Otros poseen y dominan los espacios de la Venezuela que fue, pero por pedazos y como enclaves precarios, emulando a los encomenderos de nuestro siglo XVI, ahora doctrineros iraníes, rusos, cubanos, chinos; al punto que se puede sostener, sin yerro, que ningún amago de partido o “grupo” organizado a través de un WhatsApp, ni siquiera los actores o dirigentes al detal con los que mal cuenta la nación que se nos ha esfumado, es capaz de expresar o ejercer hoy la idea de la soberanía política, proyección de aquella.
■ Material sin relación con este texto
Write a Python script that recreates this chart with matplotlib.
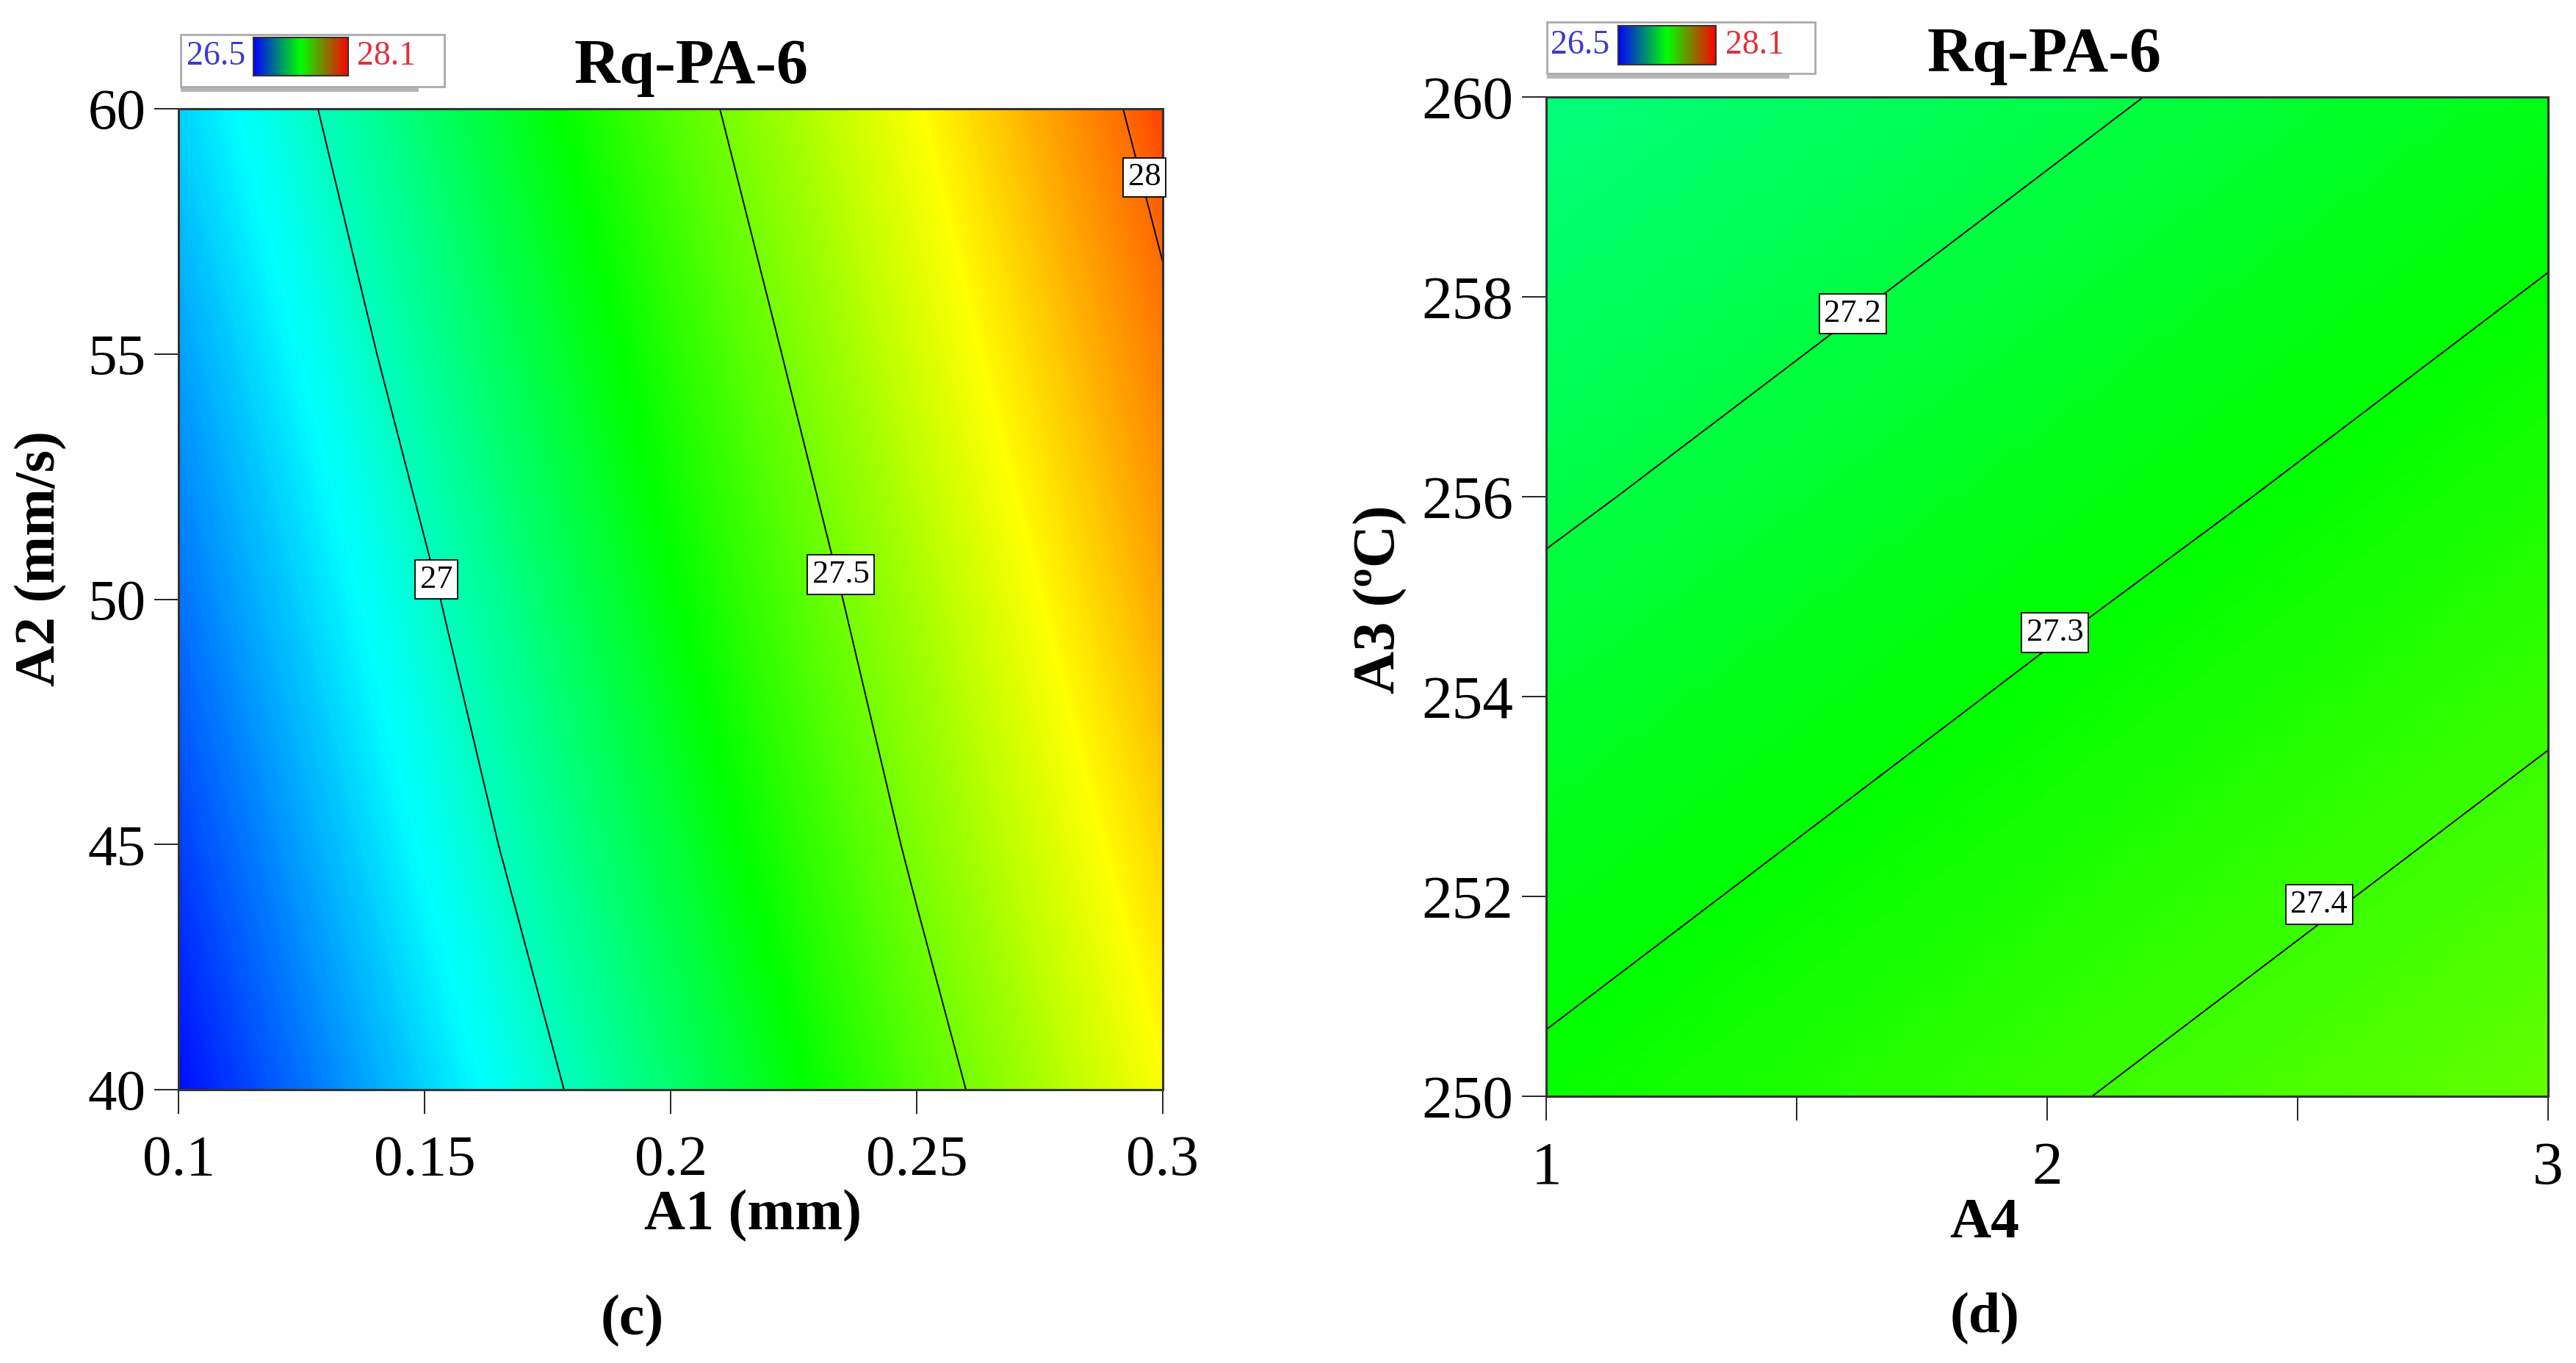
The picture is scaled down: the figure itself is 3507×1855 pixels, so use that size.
import numpy as np
import matplotlib
matplotlib.use("agg")
import matplotlib.pyplot as plt
from matplotlib.colors import LinearSegmentedColormap
from matplotlib.patches import Rectangle

plt.rcParams['font.family'] = ['Liberation Serif', 'DejaVu Serif']

# ---- data ----
# panel (c): Rq over A1 (mm) x A2 (mm/s)
a1_vals = [0.10, 0.15, 0.20, 0.25, 0.30]
a2_vals = [40, 45, 50, 55, 60]
rq_c = [
    [26.52, 26.83, 27.13, 27.44, 27.74],  # A2 = 40
    [26.60, 26.91, 27.21, 27.52, 27.82],  # 45
    [26.68, 26.98, 27.29, 27.59, 27.90],  # 50
    [26.75, 27.06, 27.36, 27.67, 27.97],  # 55
    [26.83, 27.13, 27.44, 27.74, 28.05],  # 60
]
levels_c = [27.0, 27.5, 28.0]
labelpos_c = [(0.1524, 50.4), (0.2346, 50.5), (0.2963, 58.6)]

# panel (d): Rq over A4 x A3 (ºC)
a4_vals = [1.0, 1.5, 2.0, 2.5, 3.0]
a3_vals = [250, 252, 254, 256, 258, 260]
rq_d = [
    [27.314, 27.353, 27.393, 27.432, 27.472],  # A3 = 250
    [27.272, 27.312, 27.351, 27.391, 27.430],  # 252
    [27.231, 27.270, 27.310, 27.349, 27.389],  # 254
    [27.189, 27.228, 27.268, 27.307, 27.347],  # 256
    [27.147, 27.187, 27.226, 27.266, 27.305],  # 258
    [27.106, 27.145, 27.185, 27.224, 27.264],  # 260
]
levels_d = [27.2, 27.3, 27.4]
labelpos_d = [(1.612, 257.83), (2.016, 254.64), (2.543, 251.92)]

rq_min, rq_max = 26.5, 28.1

# design-expert like colour ramp
cmap = LinearSegmentedColormap.from_list('dx', [
    (0.0, (0, 0, 1)),
    (0.25, (0, 1, 1)),
    (0.5, (0, 1, 0)),
    (0.78, (1, 1, 0)),
    (0.94, (1, 0.42, 0)),
    (1.0, (1, 0.1, 0)),
])
legend_cmap = LinearSegmentedColormap.from_list('leg', ['#0000ff', '#00ff00', '#ff0000'])

W, H = 3507, 1855
fig = plt.figure(figsize=(W / 100, H / 100), dpi=100)


def fx(x):
    return x / W


def fy(y):
    return 1 - y / H


def panel(rect, xs, ys, z, levels, labelpos, xticks, xticklabels, yticks, tick_fs):
    ax = fig.add_axes(rect)
    X, Y = np.meshgrid(xs, ys)
    Z = np.array(z)
    ax.contourf(X, Y, Z, levels=np.linspace(rq_min, rq_max, 321), cmap=cmap,
                vmin=rq_min, vmax=rq_max, antialiased=False)
    ax.contour(X, Y, Z, levels=levels, colors='black', linewidths=1.4)
    for lev, (lx, ly) in zip(levels, labelpos):
        ax.text(lx, ly, '%g' % lev, fontsize=32, ha='center', va='center',
                bbox=dict(boxstyle='square,pad=0.15', fc='white', ec='black', lw=1.3))
    ax.set_xlim(xs[0], xs[-1])
    ax.set_ylim(ys[0], ys[-1])
    ax.set_xticks(xticks)
    ax.set_xticklabels(xticklabels)
    ax.set_yticks(yticks)
    ax.tick_params(direction='out', length=24, width=1.2, labelsize=tick_fs)
    ax.tick_params(axis='x', pad=20)
    ax.tick_params(axis='y', pad=8)
    for s in ax.spines.values():
        s.set_linewidth(2.2)
        s.set_color('#333333')
    return ax


panel([fx(243), fy(1483), fx(1583) - fx(243), fy(148) - fy(1483)],
      a1_vals, a2_vals, rq_c, levels_c, labelpos_c,
      a1_vals, ['%g' % v for v in a1_vals], a2_vals, 57)

d_xt = a4_vals
d_xl = ['%g' % v if float(v).is_integer() else '' for v in a4_vals]
panel([fx(2105), fy(1492), fx(3469) - fx(2105), fy(132) - fy(1492)],
      a4_vals, a3_vals, rq_d, levels_d, labelpos_d,
      d_xt, d_xl, a3_vals, 60)

# titles, axis labels, panel letters
fig.text(fx(941), fy(113), 'Rq-PA-6', fontsize=62, fontweight='bold', ha='center', va='baseline')
fig.text(fx(2783), fy(97), 'Rq-PA-6', fontsize=62, fontweight='bold', ha='center', va='baseline')
fig.text(fx(1025), fy(1655), 'A1 (mm)', fontsize=56, fontweight='bold', ha='center', va='center')
fig.text(fx(2702), fy(1666), 'A4', fontsize=56, fontweight='bold', ha='center', va='center')
fig.text(fx(56), fy(760), 'A2 (mm/s)', fontsize=56, fontweight='bold', ha='center', va='center', rotation=90)
fig.text(fx(1879), fy(816), 'A3 (ºC)', fontsize=58, fontweight='bold', ha='center', va='center', rotation=90)
fig.text(fx(861), fy(1798), '(c)', fontsize=56, fontweight='bold', ha='center', va='center')
fig.text(fx(2702), fy(1795), '(d)', fontsize=56, fontweight='bold', ha='center', va='center')


# small colour legends in the top-left corners
def legend_box(x0, x1, y0, y1, bx0, bx1, by0, by1, tx_lo, tx_hi, ty):
    fig.patches.append(Rectangle((fx(x0), fy(y1 + 7)), fx(x1 - 35) - fx(x0), fy(y1) - fy(y1 + 7),
                                 transform=fig.transFigure, fc='#b5b5b5', ec='none', zorder=0))
    fig.patches.append(Rectangle((fx(x0), fy(y1)), fx(x1) - fx(x0), fy(y0) - fy(y1),
                                 transform=fig.transFigure, fc='white', ec='#aaaaaa', lw=2, zorder=0))
    bar = fig.add_axes([fx(bx0), fy(by1), fx(bx1) - fx(bx0), fy(by0) - fy(by1)])
    bar.set_zorder(5)
    bar.imshow(np.linspace(0, 1, 256)[None, :], aspect='auto', cmap=legend_cmap)
    bar.set_xticks([])
    bar.set_yticks([])
    for s in bar.spines.values():
        s.set_color('#333333')
        s.set_linewidth(1.5)
    fig.text(fx(tx_lo), fy(ty), '%g' % rq_min, color='#3a3ad0', fontsize=33, ha='center', va='center', zorder=6)
    fig.text(fx(tx_hi), fy(ty), '%g' % rq_max, color='#e0303a', fontsize=33, ha='center', va='center', zorder=6)


legend_box(246, 605, 47, 118, 345, 474, 51, 103, 294, 526, 77)
legend_box(2106, 2471, 30, 100, 2203, 2336, 35, 88, 2151, 2389, 62)

fig.savefig('out.png', dpi=100)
No por azar dice el Episcopado, con propiedad y oportuna lucidez, luego de un vuelo rasante por nuestro pasado de emancipación e independencia, puntualizando sobre un momento en el que nos volvemos espadas como Carabobo, que “los oscuros nubarrones que se ciernen sobre el país y las consecuencias de malas prácticas políticas”, plantean la urgente necesidad de «refundar la Nación».
Ello urge y es tarea para liderazgos –así, en plural, y para escapar a la rémora nuestra del mesianismo, del cesarismo– que alcancen a mirar al bosque sin golpearse con los árboles, con la paciencia mística de los jardineros: “En el árido paisaje de Grecia, los jardines eran tesoros que se transmitían de generación en generación, en estas parcelas verdes fue probablemente el origen de la primera asociación entre el verdor y el concepto de la divinidad”, escribe José Elías Bonells.
La metáfora del jardín, como expresión de una idea hasta ahora oculta, no solo estética, desentrañable, que alude a lo paradisíaco, a lo armonioso, al recuerdo de la pérdida de la relación entre el hombre y la naturaleza, es la apropiada para el propósito que nos espera. Es la vuelta hacia atrás, hacia el instante del mito, para usarlo como astrolabio y luego dejarlo, a fin de alcanzar la utopía realizable. En nuestro caso, en el de los venezolanos, es volver a ser nación y juntar nuestras fragmentadas perspectivas, para marchar juntos hacia otra promesa.
La diáspora hacia adentro, la de los venezolanos que se dan al nomadismo social y político como en nuestros días aurorales, choca, efectivamente, con los árboles. No es capaz de imaginar el bosque. Su visión o cosmovisión se reduce a sobrevivir, sin tiempo para la memoria y con ella sostenerse en el tiempo, en procura de otra realidad menos ominosa. Mientras que, la diáspora hacia afuera, que sufre el ostracismo y hubo de romper lazos con el lar de sus afectos, mira el bosque, las causas profundas de lo padecido, para no perder sus raíces u olvidarlas.
La aproximación entre esas perspectivas, lo creo a pie juntillas, es labor de orfebrería y una condición para restablecer el sentido de nación, que contiene a lo patrio: ¡Oh, patria mía tan hermosa y perdida! ¡Oh recuerdo tan grato y fatal!, reza el coro del Nabucco, como en los Salmos.
La refundación, alega la Conferencia Episcopal, dados los oscuros nubarrones que se ciernen sobre el país y “las consecuencias de malas prácticas políticas” ha de basarse “en los principios que constituyen la nacionalidad”; sin poner la mirada atrás con nostalgia, seguros, eso sí, de que “la herencia recibida”, el patrimonio intelectual de nuestros mayores y Padres fundadores, “nos permite seguir adelante” y reconstruir, una vez más.
Es tarea política y de visión larga, no diletante. Concierne al bien de todos, pero no es partidista ni de servicio a ideologías. Apunta al restablecimiento de lo común y cultural de los venezolanos, por sobre el caleidoscopio de nuestros enconos, de nuestras patadas históricas, de nuestra cabal indigencia frente a la solemnidad del cósmico mestizaje –plagio a Vasconcelos– que nos hace presa, y que aún sobrevive entre nosotros, superando las oscuranas de la barbarie.
Se trata de unir, bajo el “dolor de la patria”. Así lo hacen Rómulo Gallegos y sus compañeros de hornada desde La Alborada. Este, en Canaima, nos brinda la clave para la tarea pendiente, muy próxima a la descripción metafórica de Ortega y Gasett: “¡Árboles! ¡Árboles! He aquí la selva fascinante… el mundo abismal donde reposan las claves milenarias. La selva antihumana. Quienes trasponen sus lindes ya empieza a ser algo más o algo menos que hombres”. Entre tanto, cabe no distraerse en quienes reducen su hacer a la tala o el apeo dejando arideces al paso, sin reforestar para las generaciones futuras. Reconstruir es asunto de jardineros.